ECHO PARK (CBSLA) — Online apps are sending drivers onto one of the steepest streets in the country.
As CBSLA’s Laurie Perez reports, Wednesday night Baxter Street neighbors packed Councilman Mitch O’Farrell’s office demanding the DOT do something to ease the confusion and crashes on their hillside street.
Seeing Baxter street, you still might not believe it, apart from actually driving it.
It’s always been a destination for daredevil skaters, but recently neighbors say it’s become real-life scary.
“Somebody’s gonna die unless they do something abut the situation,” said Mark Stuplin. “Somebody is gonna get seriously hurt.”
Homeowners flooded CBSLA with stories and pictures and videos of trouble they’ve seen as they say navigation apps keep sending a flow of unsuspecting drivers onto Baxter as a shortcut around Los Angeles traffic.
“It’s like a mini 405 between 3:30 to 7:00 at night every single night,” said Daniel Ross.
Problem is, for those not ready for the 32 percent grade, well, here’s what neighbors say happens:
“When you get to the top you can’t see over and people panic and they stop and they try to do a U-turn,”said Cindi Munemitsu. “They back up and then that’s where all the problems start.”
They’ve become every day filmmakers of a reality show starring commuters who give them endless footage of ‘oh-my-gosh-its-happened-again’ crashes and confusion.
“There’s been cars literally flipped upside down,” said Steven Taylor.
“He lost control of the car and ended up rolling over two driveways,” said Colleen Broomall.
“They took out my trellis, my retaining wall, my picket fence, landed in my Bougainvillea and it looked like a plane crash through my front yard,” said Stuplin.

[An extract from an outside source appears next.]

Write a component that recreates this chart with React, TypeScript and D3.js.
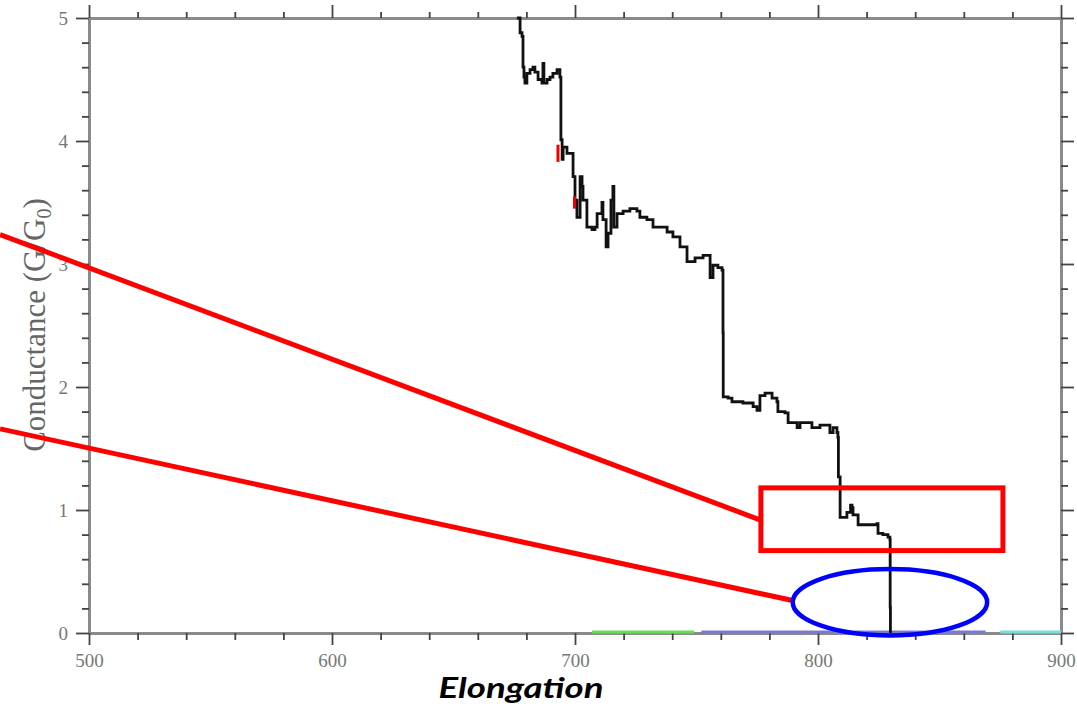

Wednesday DOT engineers told an overflow crowd at Councilman O’Farrell’s office there are really two options — make the street one way heading east or make it no left turns off Lakeshore Drive — both of which might remove Baxter from being seen as a good short cut on navigation apps.
For neighbors losing cars, property and sleep, changes can’t come soon enough.
“Screeching and honking and sirens and insanity all the time,”said Diana Wagman.
The DOT says it can’t force the map apps to remove the street from their applications so they will have to deal with it as a safety issue. Some neighbors say a better option is to make it a dead end street. They are going to propose that at a meeting in three weeks.